Here is the first Amazon review of Purcell's book, by Professor Henrique Fleming of Sao Paolo, Brazil. The emotion is unmistakable, the book and the reviewer virtually characters in a romance:

"This book must have been a work of love. The reader of it who fails to fall in love with electromagnetism would better change his direction of study, as he will not find anything better, including the marvellous Feynman's "Lectures on Physics". Following a more-or-less historical approach, except for the early use of relativity, the author strives to get the results from a full understanding of the physical situation. This is obtained by the use of very clever intuitive models. After that comes the mathematics, rendered natural and welcome. An outstanding example is the treatment of polarization of a dielectric sphere, where most of the physics is derived from a drawing!
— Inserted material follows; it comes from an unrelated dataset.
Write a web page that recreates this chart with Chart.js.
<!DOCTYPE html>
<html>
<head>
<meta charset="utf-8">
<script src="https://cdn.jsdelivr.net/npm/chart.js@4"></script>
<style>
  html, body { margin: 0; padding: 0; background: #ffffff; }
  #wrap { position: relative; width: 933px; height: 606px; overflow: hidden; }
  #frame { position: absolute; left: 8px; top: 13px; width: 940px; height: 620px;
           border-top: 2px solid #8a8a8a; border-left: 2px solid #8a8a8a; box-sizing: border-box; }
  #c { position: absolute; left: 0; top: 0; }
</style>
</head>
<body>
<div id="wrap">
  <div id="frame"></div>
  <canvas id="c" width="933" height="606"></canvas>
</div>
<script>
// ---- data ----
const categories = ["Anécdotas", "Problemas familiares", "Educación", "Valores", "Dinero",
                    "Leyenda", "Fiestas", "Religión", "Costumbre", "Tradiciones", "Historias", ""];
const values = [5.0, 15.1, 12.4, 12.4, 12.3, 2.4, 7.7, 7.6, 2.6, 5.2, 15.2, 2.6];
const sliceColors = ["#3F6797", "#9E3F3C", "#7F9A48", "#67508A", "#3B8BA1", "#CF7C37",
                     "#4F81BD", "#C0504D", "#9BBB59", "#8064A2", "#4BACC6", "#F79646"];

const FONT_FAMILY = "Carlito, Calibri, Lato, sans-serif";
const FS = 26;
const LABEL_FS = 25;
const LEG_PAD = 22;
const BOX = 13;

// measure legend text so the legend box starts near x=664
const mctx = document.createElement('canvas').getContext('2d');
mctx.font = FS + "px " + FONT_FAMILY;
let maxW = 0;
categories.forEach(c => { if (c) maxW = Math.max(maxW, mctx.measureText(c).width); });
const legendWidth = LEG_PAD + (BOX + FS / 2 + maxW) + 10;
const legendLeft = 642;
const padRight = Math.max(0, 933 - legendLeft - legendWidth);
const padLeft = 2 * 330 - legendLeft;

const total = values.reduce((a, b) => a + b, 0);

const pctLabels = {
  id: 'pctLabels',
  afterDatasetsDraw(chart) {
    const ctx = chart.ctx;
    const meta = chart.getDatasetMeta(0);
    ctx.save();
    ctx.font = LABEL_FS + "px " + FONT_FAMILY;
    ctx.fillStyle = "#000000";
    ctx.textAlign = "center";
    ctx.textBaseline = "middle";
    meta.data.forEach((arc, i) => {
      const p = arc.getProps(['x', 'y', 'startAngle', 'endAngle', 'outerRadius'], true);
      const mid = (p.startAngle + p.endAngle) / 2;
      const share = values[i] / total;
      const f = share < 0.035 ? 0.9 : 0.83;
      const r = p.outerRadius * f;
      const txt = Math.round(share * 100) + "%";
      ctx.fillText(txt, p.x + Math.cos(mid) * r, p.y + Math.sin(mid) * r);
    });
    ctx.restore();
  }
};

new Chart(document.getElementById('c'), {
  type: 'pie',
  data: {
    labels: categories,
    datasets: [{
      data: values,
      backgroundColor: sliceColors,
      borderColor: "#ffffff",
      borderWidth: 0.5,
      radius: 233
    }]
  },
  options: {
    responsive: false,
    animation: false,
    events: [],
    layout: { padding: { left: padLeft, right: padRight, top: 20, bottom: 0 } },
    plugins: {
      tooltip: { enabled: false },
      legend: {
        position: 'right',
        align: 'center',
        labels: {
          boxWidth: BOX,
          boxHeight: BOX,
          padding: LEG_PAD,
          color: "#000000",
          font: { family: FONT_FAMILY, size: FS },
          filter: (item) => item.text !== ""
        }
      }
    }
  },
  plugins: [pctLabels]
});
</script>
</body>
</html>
Another feature, to be found only in books written by great physicists, is the ability of stretching the argument up to its limit, getting results we wouldn't think possible with so little formalism. Problems are extremely good and real. The drawings, done by the author himself (so I read some! where) are very beautiful and helpful. Some of the exercises are of numerical character, motivating the use of computers. After meeting this book I could never teach introductory electromagnetism from another text. The author, Edward Purcell, is a Nobel prize winner who discovered, among many other things, nuclear magnetic resonance."

It is instructive to compare this with the second review, by a Kevin Costello (perhaps this person?):

"This is a (very heavily mathematical) introduction to the physics of Electricity and Magnetism. Although it has some strong points (It takes the time to explain the math behind div, curl, etc. and some of the problems are rather neat), it also has its weaknesses. First and foremost, the problems are almost universally without solution, except for a select few whose numerical answer are written below the problem. Combine this with the almost total dearth of examples, and you have a pretty serious problem for anyone trying to learn the material on their own. The sections themselves are also sometimes rather poorly explained. Chapters 5(explaining magnetism as the relativistic effect of moving charge) and 10 (dielectrics) are both fairly confusing and hard to understand. At times I found myself begging Purcell to include one, just one little measly example that could possibly make more sense than his pages and pages of writing. Once or twice I found myself not noticing that I had a fundamental misunderstanding of a facet of the material, just because no example or solution in the book provided a counterexample to my way of thinking."

It will come as no surprise if I say I'm solidly with Henrique Fleming in this argument, but the second review does raise some interesting issues. I do actually remember Purcell's book as brutal when it came to the problem sets, and yes it was precisely because there were no example problems in the chapters. Purcell must have taken the view that the only way to learn these things is to struggle over them; it can't be shown, it must be discovered. This is actually not far from the currently accepted wisdom in some ways. I don't take it as far as Purcell did - my book has plenty of worked examples - but compared with contemporary texts, my book probably looks a lot more like Purcell than most of what's out there today does. Connell's last point is more interesting, to do with Purcell's failure to anticipate and prevent common misconceptions. Here physics education research has made leaps and bounds since Purcell's day.

It may after all be reasonable for Connell to ask for more in a text, but many students seem to want the impossible, which is for physics to be made effortless. And the publishers will certainly promise it to them. Not long ago I read the back cover of Physics Demystified, where it says it's going to make physics "fun, effective, and totally painless." I guess if you are talking about 'commodity physics' (haven't got a better way to characterize it yet), this is possible. But ask the most successful physics students if physics has been painless for them, and all you will get is bitter, bitter laughter.